Bien que la protection conférée par une infection passée s'estompe avec le temps, le niveau de protection contre la réinfection, la maladie symptomatique et la maladie grave semble être au moins aussi durable, sinon plus, que celui fourni par une vaccination à deux doses avec les vaccins ARNm pour les variants alpha, delta et omicron de BA.1, ce qui ressort également d'études comparant directement l'immunité naturelle à la protection induite par le vaccin [10].
Les niveaux de protection contre les formes graves restent élevés (comme avec une vaccination) quel que soit le variant impliqué dans la réinfection
Cette étude fournit une analyse complète des travaux portant sur la protection liée à une infection antérieure par le SARS-CoV-2 contre une réinfection virale, avec une analyse selon les variants en cause ; elle évalue aussi l'affaiblissement de l'immunité en fonction du temps écoulé depuis la primo-infection.
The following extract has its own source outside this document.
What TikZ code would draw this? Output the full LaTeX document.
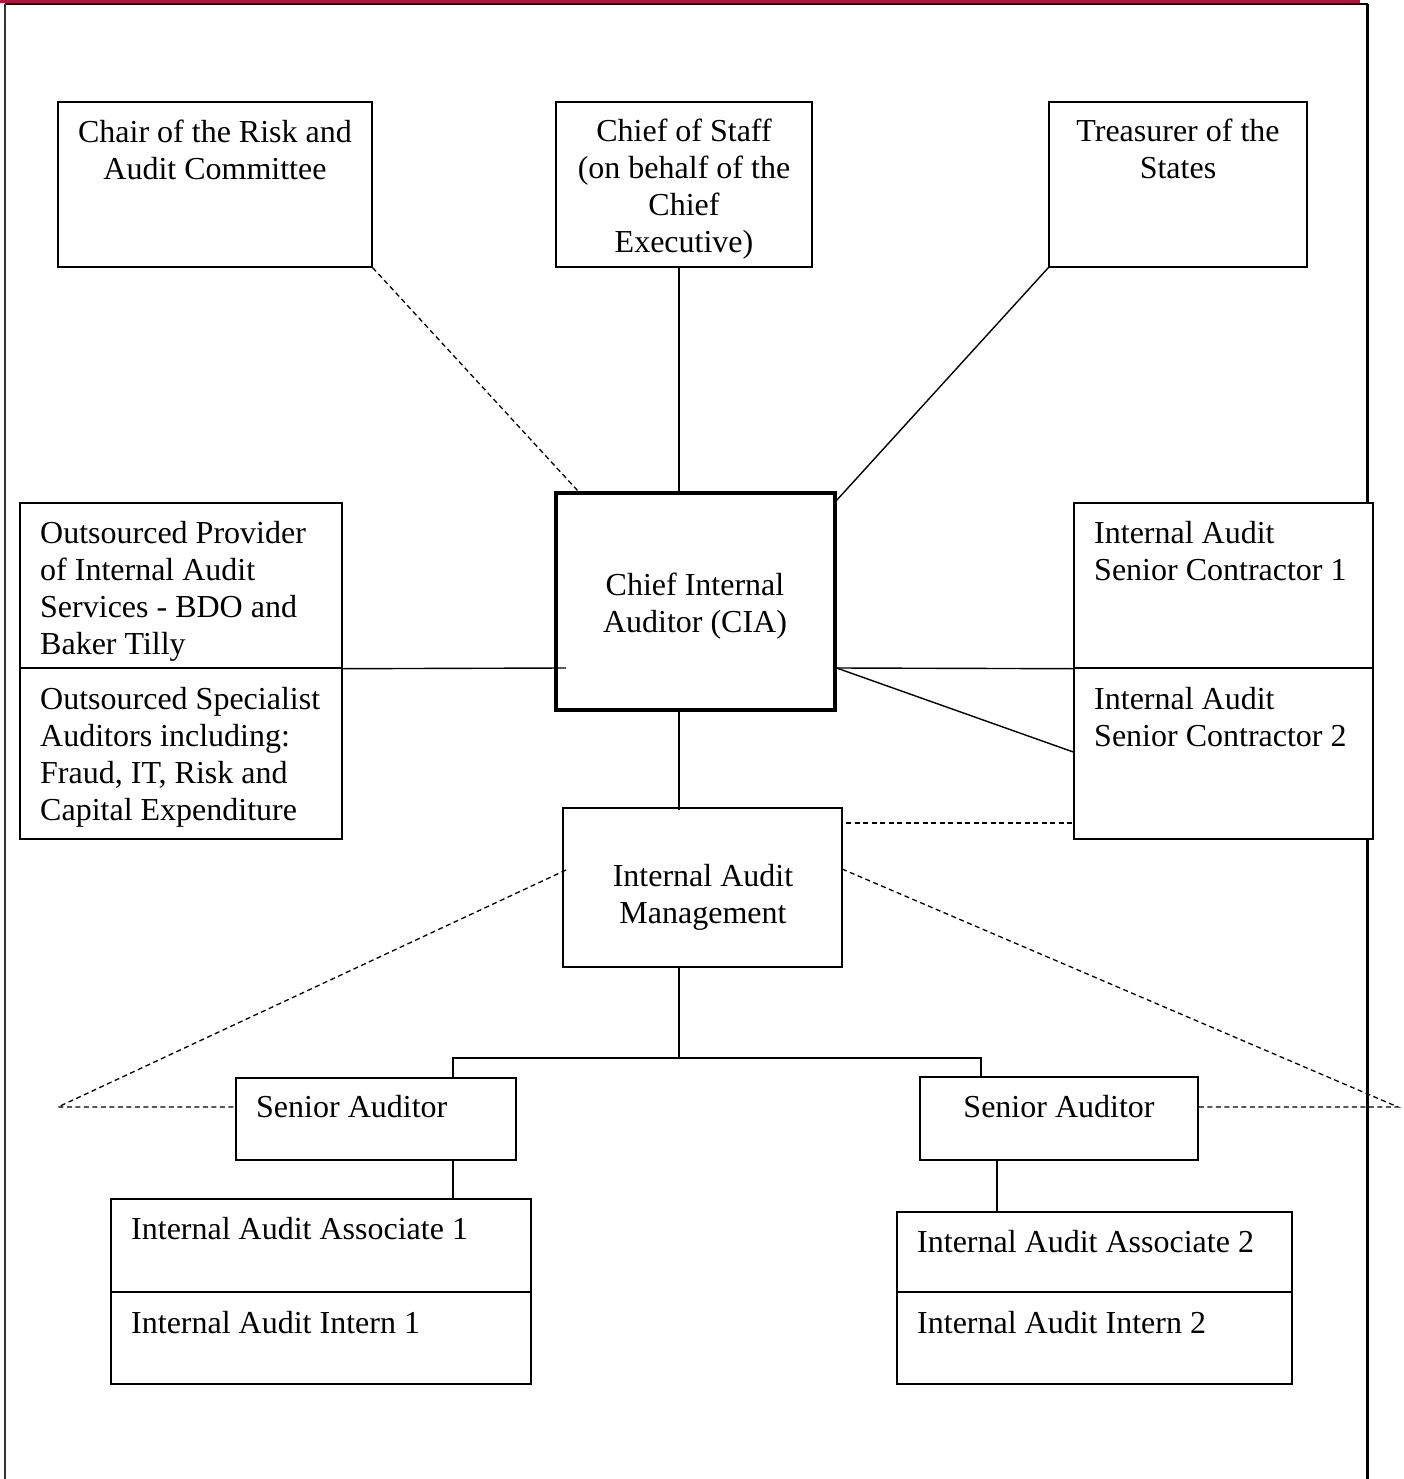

Les résultats montrent des niveaux élevés de protection contre la réinfection par les variants Alpha Beta et Delta ; l’étude a révélé une protection significativement réduite contre la réinfection par le variant omicron BA.1, ce qui met en évidence les caractéristiques d'échappement immunitaire élevé de ce variant. Cependant, les niveaux de protection contre les maladies graves sont restés élevés quel que soit le variant impliqué dans la réinfection.
Les auteurs suggèrent que le niveau de protection offert par une infection antérieure est au moins aussi élevé, sinon plus élevé, que celui offert par une vaccination en deux doses utilisant des vaccins ARNm (Moderna et Pfizer-BioNTech).
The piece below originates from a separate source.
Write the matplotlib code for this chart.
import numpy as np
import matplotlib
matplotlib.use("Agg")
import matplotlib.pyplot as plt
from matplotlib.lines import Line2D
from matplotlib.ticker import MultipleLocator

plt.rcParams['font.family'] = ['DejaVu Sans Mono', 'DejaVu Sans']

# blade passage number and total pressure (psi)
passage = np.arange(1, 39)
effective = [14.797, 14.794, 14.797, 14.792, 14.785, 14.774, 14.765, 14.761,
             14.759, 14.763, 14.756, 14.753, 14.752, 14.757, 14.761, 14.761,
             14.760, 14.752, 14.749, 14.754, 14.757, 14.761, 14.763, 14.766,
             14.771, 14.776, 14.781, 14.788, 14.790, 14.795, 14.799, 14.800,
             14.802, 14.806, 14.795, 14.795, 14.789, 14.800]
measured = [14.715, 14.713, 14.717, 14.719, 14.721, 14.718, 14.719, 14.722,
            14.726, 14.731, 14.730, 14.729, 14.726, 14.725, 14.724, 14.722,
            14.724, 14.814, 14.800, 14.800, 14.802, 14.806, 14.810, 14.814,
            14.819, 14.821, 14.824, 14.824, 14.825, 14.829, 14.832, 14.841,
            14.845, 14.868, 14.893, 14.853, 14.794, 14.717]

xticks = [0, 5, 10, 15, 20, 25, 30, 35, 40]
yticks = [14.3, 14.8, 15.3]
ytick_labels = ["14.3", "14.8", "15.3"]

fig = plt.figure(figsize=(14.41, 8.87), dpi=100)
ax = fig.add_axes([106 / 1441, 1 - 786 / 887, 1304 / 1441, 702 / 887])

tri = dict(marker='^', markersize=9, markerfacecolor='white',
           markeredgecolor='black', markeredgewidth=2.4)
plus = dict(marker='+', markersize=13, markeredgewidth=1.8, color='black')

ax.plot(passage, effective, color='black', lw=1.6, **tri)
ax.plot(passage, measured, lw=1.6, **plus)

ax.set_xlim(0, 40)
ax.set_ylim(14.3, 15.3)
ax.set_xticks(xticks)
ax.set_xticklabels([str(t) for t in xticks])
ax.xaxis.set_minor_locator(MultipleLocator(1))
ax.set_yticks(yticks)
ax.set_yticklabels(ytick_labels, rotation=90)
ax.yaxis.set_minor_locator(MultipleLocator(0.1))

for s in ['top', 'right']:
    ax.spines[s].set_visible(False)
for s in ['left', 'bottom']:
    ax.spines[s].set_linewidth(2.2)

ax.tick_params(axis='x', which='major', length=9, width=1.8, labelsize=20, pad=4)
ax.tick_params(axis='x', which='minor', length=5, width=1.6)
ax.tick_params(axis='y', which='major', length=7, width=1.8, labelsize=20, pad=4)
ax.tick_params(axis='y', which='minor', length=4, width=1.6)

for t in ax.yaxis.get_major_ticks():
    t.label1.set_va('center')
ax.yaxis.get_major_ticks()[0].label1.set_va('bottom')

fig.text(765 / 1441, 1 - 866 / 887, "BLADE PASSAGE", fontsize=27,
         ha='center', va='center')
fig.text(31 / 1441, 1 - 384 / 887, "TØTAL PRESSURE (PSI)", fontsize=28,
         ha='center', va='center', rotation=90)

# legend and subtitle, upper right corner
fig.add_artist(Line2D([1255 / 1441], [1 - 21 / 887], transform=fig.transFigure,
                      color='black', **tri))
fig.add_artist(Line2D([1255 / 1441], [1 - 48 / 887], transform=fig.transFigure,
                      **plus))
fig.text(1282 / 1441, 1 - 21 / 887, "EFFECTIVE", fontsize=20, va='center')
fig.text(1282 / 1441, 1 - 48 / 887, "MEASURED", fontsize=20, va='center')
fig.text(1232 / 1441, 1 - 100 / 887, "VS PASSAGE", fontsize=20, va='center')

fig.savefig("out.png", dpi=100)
Cette constatation a également des implications importantes pour la conception de politiques de lutte contre la Covid-19. Elle conforte l'idée que les personnes dont l'infection antérieure est avérée devraient être traitées de la même manière que celles qui ont été complètement vaccinées avec des vaccins ARNm. Cette mesure a été mise en œuvre, par exemple, dans le cadre du certificat Covid de l'UE, mais pas dans des pays comme les États-Unis [6,7] .
Cette étude concerne la protection liée à une « primo infection » par les variants Alpha Beta et Delta. Le manque de données sur la protection conférée par une infection antérieure par le variant omicron BA.1 et ses sous-lignées (BA.2, BA.4 et BA.5) souligne l'importance d'une évaluation continue, en particulier si l'on considère qu'environ 46 % de la population mondiale a été infectée par le variant omicron entre le 15 novembre 2021 et le 1er juin 2022.